I want a kick to side-chain through a pad so that it doesn't sound like the pad is competing with the kick. Done. However I only want the kick to side-chain the lower-frequencies of the pad so that the upper "airy" frequencies steadily flow while the lower frequencies are suppressed whenever the kick strikes.

I think i can do this by creating two of the same pads, filtering out the high end of the pad and side chain the remaining low frequencies, and filtering out the low end of the other pad containing the frequencies I don't want to side chain. [edit] I did it. Sounds okaaaaay. But it sounds more like I'm using two different pads now, one of them being side-chained.

But is there software that already does this? I was thinking of a compressor with a "side chain on" knob or two that allows the side-chain to bypasses certain frequencies. I'm sure this has been thought of already. Anymore information on this idea would be appreciated.
strathos
You can sidechain Auto Filter's cutoff frequency in Ableton Live 7. It doesn't add compression to the sound, though, but ducking usually isn't about the dynamics anyway.
echosystm
use automation
Theran
Well actually, if I remember correctly, the 'trigger's' frequencies are used to sidechain your pad.

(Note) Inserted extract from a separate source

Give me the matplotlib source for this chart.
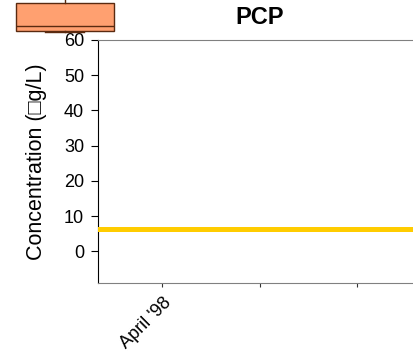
import matplotlib
matplotlib.use("Agg")
import matplotlib.pyplot as plt

plt.rcParams['font.family'] = ['Liberation Sans', 'DejaVu Sans']

# data
categories = ["April '98", "", ""]
cat_pos = [0, 1, 2]
level_value = 6.2          # PCP level line
box_stats = [dict(med=63.9, q1=62.5, q3=70.5, whislo=62.2, whishi=80.0, fliers=[])]
box_pos = [-1]
yticks = [0, 10, 20, 30, 40, 50, 60]

fig = plt.figure(figsize=(4.13, 3.55), dpi=100)
ax = fig.add_axes([98 / 413, 1 - 283 / 355, 357 / 413, (283 - 40) / 355])

ax.axhline(level_value, color='#FFCC00', lw=3.6, zorder=3)

bp = ax.bxp(box_stats, positions=box_pos, widths=1.0, capwidths=0.4,
            patch_artist=True, showfliers=False, manage_ticks=False)
for b in bp['boxes']:
    b.set_facecolor('#FFA070')
    b.set_edgecolor('#5a2a10')
    b.set_linewidth(1.0)
for key in ('boxes', 'medians', 'whiskers', 'caps'):
    for a in bp[key]:
        a.set_clip_on(False)
        if key != 'boxes':
            a.set_color('#5a2a10')
            a.set_linewidth(1.0)

ax.set_xlim(-0.66, 3.0)
ax.set_ylim(-9, 60)
ax.set_yticks(yticks)
ax.set_xticks(cat_pos)
ax.set_xticklabels(categories, rotation=45, ha='right', rotation_mode='anchor', fontsize=13)
ax.tick_params(axis='y', labelsize=13, direction='out', length=5, pad=5)
ax.tick_params(axis='x', direction='out', length=3, color='#333333', pad=5)

ax.spines['left'].set_color('black')
for s in ('top', 'bottom', 'right'):
    ax.spines[s].set_color('#808080')

ax.set_ylabel('Concentration (\u25a1g/L)', fontsize=15.5, labelpad=12)
fig.text(260 / 413, 1 - 17 / 355, 'PCP', ha='center', va='center', fontsize=17, fontweight='bold')

fig.savefig('out.png', dpi=100)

Maybe it's an option to filter the frequencies of your trigger to see if that effects the pad.

Don't know if it works, haven't tried it yet.
Vortex_SA
you can send the sound to another channel and on that channel put an HP filter or whatever and reverse the phase, than sidechain it to whatever you want and mix the original channel with your send and presto :) i guess youll need to fiddle with it, but its much less cpu consuming then a same synth played twice... (use reverse sidechain BTW cos it will raise the original when the send is ducking...)
DeZmA
Interesting topic,

Jake, do you have reason? I tried it in reason. There it's kinda no-brainer as you're in routing paradise.

Any synth, a spider audio splitter routed to 2 BV512 vocoders set to eq, one on the first 16 bands, second on the last 16 bands. The first one's outputs go to the compressor which is sidechained, then into the mixer, the second go straight into the mixer.

Some FX and it's done.
I do get the same result having the feeling it's not the same pad playing.
alanzo
I would just make a copy of the audio track (bounce to audio if necessary), put a high pass filter on one and a low pass on the other. Then just put a sidechain on the audio track with lowpass.
cybernetica
I have set up a frequency split template for FL studio, but Im pretty much sure that can be done in any host. Just route your pad mixer channel to 2 other output channels at once, then apply a lowpass filter on one channel, and a highpass on the other.
Lunar Phase 7
In fruity you could link the peak controler to a parametric eq faders.

Is this not possible in other hosts?
Stef
quote:
Originally posted by echosystm
use automation


Indeed, just draw a small automation clip and copy and paste it over and over, it will give you the exact effect you are looking for.

Cetra³
Hmmm... ing interesting question...

What you need is a sidechaining multiband compressor :| Whether that exists is a different question :happy2:
Jake Benson
quote:
Originally posted by Cetra³
Hmmm... ing interesting question...

What you need is a sidechaining multiband compressor :| Whether that exists is a different question :happy2:


lol

I'm not the brightest kid when it comes to EQ. Jake = musician + terrible producer.